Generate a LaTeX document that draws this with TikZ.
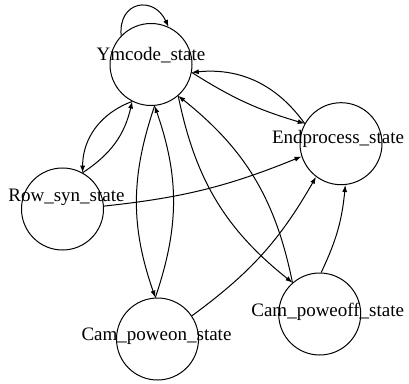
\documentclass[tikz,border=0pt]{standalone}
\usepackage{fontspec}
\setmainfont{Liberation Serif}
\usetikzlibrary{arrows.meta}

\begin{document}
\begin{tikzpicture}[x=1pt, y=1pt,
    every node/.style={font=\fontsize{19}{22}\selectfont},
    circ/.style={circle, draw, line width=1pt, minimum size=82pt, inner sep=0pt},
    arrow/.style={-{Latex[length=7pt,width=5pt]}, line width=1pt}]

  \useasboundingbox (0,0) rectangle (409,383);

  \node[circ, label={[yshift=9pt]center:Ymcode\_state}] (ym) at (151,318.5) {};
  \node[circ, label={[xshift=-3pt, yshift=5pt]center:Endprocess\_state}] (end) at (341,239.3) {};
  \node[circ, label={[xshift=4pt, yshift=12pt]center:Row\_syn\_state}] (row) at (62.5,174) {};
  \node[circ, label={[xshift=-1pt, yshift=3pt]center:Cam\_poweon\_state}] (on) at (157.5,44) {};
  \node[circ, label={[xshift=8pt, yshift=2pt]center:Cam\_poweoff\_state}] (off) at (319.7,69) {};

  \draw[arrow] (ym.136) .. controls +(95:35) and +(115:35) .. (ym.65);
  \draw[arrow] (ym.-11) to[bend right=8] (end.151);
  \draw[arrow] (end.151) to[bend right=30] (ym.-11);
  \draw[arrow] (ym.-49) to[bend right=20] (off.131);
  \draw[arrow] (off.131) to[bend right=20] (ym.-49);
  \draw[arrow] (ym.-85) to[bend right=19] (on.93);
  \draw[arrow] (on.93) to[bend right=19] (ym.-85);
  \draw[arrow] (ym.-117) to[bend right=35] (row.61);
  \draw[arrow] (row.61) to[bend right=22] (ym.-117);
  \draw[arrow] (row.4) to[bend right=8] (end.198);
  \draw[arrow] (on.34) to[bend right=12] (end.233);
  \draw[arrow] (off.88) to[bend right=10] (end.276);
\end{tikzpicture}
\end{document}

******

--- EXERCISE AIM ---
Restate the data above exactly, stripping out each image.

--- EXERCISE ANSWER ---
Generate a LaTeX document that draws this with TikZ.
\documentclass[tikz,border=0pt]{standalone}
\usepackage{fontspec}
\setmainfont{Liberation Serif}
\usetikzlibrary{arrows.meta}

\begin{document}
\begin{tikzpicture}[x=1pt, y=1pt,
    every node/.style={font=\fontsize{19}{22}\selectfont},
    circ/.style={circle, draw, line width=1pt, minimum size=82pt, inner sep=0pt},
    arrow/.style={-{Latex[length=7pt,width=5pt]}, line width=1pt}]

  \useasboundingbox (0,0) rectangle (409,383);

  \node[circ, label={[yshift=9pt]center:Ymcode\_state}] (ym) at (151,318.5) {};
  \node[circ, label={[xshift=-3pt, yshift=5pt]center:Endprocess\_state}] (end) at (341,239.3) {};
  \node[circ, label={[xshift=4pt, yshift=12pt]center:Row\_syn\_state}] (row) at (62.5,174) {};
  \node[circ, label={[xshift=-1pt, yshift=3pt]center:Cam\_poweon\_state}] (on) at (157.5,44) {};
  \node[circ, label={[xshift=8pt, yshift=2pt]center:Cam\_poweoff\_state}] (off) at (319.7,69) {};

  \draw[arrow] (ym.136) .. controls +(95:35) and +(115:35) .. (ym.65);
  \draw[arrow] (ym.-11) to[bend right=8] (end.151);
  \draw[arrow] (end.151) to[bend right=30] (ym.-11);
  \draw[arrow] (ym.-49) to[bend right=20] (off.131);
  \draw[arrow] (off.131) to[bend right=20] (ym.-49);
  \draw[arrow] (ym.-85) to[bend right=19] (on.93);
  \draw[arrow] (on.93) to[bend right=19] (ym.-85);
  \draw[arrow] (ym.-117) to[bend right=35] (row.61);
  \draw[arrow] (row.61) to[bend right=22] (ym.-117);
  \draw[arrow] (row.4) to[bend right=8] (end.198);
  \draw[arrow] (on.34) to[bend right=12] (end.233);
  \draw[arrow] (off.88) to[bend right=10] (end.276);
\end{tikzpicture}
\end{document}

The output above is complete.